_Charts and diagrams as code_:
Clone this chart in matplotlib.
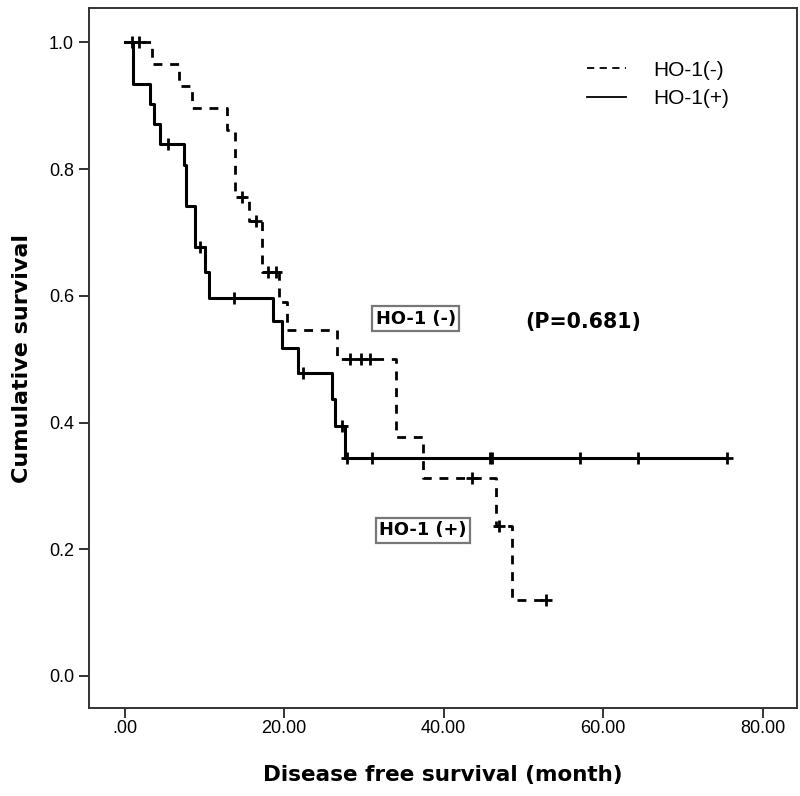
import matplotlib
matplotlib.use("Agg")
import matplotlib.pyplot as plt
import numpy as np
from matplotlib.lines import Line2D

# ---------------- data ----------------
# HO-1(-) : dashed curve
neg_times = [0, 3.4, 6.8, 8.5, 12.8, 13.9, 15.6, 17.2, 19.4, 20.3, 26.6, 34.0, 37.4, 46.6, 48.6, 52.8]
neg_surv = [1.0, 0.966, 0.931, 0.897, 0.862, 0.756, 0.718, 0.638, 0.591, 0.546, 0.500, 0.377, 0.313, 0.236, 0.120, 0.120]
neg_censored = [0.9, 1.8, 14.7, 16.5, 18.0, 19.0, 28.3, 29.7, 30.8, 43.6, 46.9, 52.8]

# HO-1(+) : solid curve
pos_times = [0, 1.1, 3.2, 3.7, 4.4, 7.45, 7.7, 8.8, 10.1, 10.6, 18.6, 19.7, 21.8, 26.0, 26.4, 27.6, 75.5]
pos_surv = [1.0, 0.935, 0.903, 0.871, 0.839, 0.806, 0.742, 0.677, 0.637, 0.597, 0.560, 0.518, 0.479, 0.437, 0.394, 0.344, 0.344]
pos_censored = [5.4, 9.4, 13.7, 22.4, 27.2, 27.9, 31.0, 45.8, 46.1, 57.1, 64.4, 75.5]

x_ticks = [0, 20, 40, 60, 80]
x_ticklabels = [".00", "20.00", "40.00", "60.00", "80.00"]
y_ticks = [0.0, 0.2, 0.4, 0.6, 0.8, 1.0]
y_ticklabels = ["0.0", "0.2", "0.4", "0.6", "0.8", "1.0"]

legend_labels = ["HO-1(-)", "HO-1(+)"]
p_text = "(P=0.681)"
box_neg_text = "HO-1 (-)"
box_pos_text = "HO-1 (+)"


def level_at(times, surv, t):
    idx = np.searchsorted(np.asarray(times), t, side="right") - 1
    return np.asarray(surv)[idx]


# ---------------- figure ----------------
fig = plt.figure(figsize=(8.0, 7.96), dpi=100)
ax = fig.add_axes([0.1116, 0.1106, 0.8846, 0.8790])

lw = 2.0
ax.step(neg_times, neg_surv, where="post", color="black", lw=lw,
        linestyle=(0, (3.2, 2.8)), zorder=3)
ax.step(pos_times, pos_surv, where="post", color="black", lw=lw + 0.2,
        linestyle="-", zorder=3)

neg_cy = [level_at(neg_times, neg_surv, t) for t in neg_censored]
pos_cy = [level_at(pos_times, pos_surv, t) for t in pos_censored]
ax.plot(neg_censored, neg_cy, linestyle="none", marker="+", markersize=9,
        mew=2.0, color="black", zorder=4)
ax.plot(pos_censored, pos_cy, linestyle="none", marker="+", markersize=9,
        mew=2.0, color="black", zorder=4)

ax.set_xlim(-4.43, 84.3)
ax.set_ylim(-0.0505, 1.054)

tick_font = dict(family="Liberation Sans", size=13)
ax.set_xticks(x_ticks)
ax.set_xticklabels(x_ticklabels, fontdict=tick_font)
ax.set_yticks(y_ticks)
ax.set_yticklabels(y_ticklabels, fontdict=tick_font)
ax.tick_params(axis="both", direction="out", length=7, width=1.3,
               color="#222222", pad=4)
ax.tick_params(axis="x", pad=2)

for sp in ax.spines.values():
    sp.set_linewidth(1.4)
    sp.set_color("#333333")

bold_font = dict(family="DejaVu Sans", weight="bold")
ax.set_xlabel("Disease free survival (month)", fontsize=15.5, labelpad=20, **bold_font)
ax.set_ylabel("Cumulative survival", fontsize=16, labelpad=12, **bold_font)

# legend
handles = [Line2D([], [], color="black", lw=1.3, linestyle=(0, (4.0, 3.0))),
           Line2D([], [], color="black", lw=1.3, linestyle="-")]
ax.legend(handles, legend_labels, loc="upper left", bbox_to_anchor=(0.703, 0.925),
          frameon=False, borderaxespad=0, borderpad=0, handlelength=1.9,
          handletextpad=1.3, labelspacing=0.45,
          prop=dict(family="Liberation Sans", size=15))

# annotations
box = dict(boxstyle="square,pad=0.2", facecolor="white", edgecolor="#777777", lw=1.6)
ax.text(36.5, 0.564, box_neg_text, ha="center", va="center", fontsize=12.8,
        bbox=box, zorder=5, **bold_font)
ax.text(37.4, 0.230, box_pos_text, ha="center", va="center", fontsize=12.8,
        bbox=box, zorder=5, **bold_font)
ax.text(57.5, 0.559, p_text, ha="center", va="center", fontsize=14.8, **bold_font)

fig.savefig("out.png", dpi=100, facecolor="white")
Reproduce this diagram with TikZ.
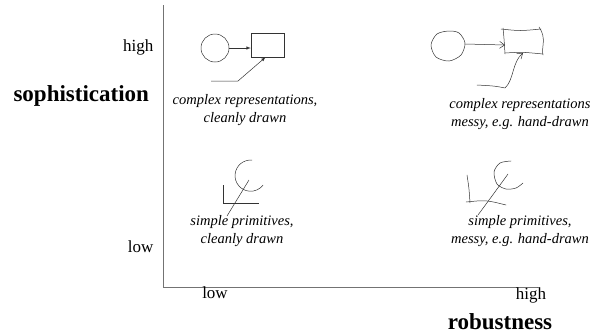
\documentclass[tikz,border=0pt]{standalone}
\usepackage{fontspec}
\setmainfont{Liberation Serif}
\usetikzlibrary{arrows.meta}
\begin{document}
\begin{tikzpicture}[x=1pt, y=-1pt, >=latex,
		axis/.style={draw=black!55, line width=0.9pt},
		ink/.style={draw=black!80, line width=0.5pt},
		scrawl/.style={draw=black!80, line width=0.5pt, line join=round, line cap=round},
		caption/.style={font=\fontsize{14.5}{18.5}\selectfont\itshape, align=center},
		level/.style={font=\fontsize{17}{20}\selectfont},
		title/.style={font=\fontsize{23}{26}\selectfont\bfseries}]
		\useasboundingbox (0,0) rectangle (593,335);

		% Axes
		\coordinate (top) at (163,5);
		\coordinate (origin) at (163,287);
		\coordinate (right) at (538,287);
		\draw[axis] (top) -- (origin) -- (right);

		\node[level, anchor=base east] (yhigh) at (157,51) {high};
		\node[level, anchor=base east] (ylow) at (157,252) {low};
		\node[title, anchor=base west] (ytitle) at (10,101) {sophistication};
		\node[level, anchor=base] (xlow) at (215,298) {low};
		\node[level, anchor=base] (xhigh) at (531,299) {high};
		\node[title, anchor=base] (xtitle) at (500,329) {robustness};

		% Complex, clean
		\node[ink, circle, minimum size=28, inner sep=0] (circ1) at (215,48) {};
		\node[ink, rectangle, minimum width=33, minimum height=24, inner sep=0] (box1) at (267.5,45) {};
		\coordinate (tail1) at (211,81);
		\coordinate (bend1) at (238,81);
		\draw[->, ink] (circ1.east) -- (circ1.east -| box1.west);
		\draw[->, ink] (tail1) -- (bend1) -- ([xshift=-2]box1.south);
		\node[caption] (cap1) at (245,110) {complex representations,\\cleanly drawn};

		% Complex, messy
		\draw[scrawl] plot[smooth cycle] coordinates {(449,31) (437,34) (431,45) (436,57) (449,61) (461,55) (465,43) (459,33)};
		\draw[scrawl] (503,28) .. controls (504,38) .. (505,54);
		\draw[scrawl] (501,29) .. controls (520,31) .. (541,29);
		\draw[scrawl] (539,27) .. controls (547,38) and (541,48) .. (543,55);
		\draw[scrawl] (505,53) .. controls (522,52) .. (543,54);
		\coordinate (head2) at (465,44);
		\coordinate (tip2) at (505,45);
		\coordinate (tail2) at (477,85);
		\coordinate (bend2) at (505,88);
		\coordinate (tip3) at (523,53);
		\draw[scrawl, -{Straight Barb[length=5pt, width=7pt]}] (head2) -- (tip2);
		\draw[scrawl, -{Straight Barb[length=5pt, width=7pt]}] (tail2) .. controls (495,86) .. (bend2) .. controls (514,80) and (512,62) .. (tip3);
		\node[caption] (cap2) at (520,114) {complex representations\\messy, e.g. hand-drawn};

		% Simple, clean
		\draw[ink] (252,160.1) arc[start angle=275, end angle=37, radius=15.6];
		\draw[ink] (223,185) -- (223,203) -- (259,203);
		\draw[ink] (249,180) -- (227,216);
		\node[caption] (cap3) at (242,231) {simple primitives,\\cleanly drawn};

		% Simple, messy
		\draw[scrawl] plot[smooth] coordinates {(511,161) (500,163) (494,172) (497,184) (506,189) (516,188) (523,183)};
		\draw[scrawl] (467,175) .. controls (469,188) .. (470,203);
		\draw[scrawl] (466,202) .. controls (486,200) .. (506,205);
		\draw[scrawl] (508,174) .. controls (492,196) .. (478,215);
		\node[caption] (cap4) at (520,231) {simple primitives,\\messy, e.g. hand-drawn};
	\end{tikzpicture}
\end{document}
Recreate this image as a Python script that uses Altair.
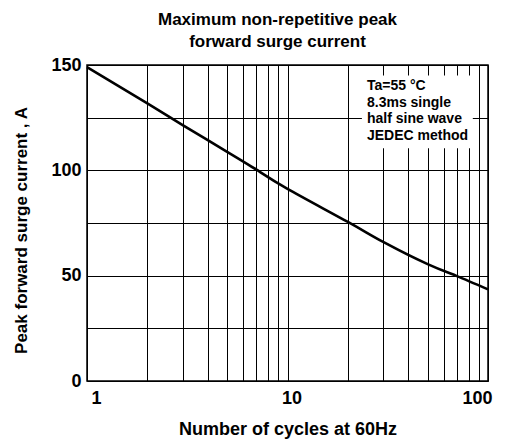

_Task brief_: Give again, word for word, the part that opens with the line containing "Reproduce this diagram with TikZ." and closes with the one containing "(origin) -- (right);". Include both of those lines and skip all pictures.

_Result_:
Reproduce this diagram with TikZ.
\documentclass[tikz,border=0pt]{standalone}
\usepackage{fontspec}
\setmainfont{Liberation Serif}
\usetikzlibrary{arrows.meta}
\begin{document}
\begin{tikzpicture}[x=1pt, y=-1pt, >=latex,
		axis/.style={draw=black!55, line width=0.9pt},
		ink/.style={draw=black!80, line width=0.5pt},
		scrawl/.style={draw=black!80, line width=0.5pt, line join=round, line cap=round},
		caption/.style={font=\fontsize{14.5}{18.5}\selectfont\itshape, align=center},
		level/.style={font=\fontsize{17}{20}\selectfont},
		title/.style={font=\fontsize{23}{26}\selectfont\bfseries}]
		\useasboundingbox (0,0) rectangle (593,335);

		% Axes
		\coordinate (top) at (163,5);
		\coordinate (origin) at (163,287);
		\coordinate (right) at (538,287);
		\draw[axis] (top) -- (origin) -- (right);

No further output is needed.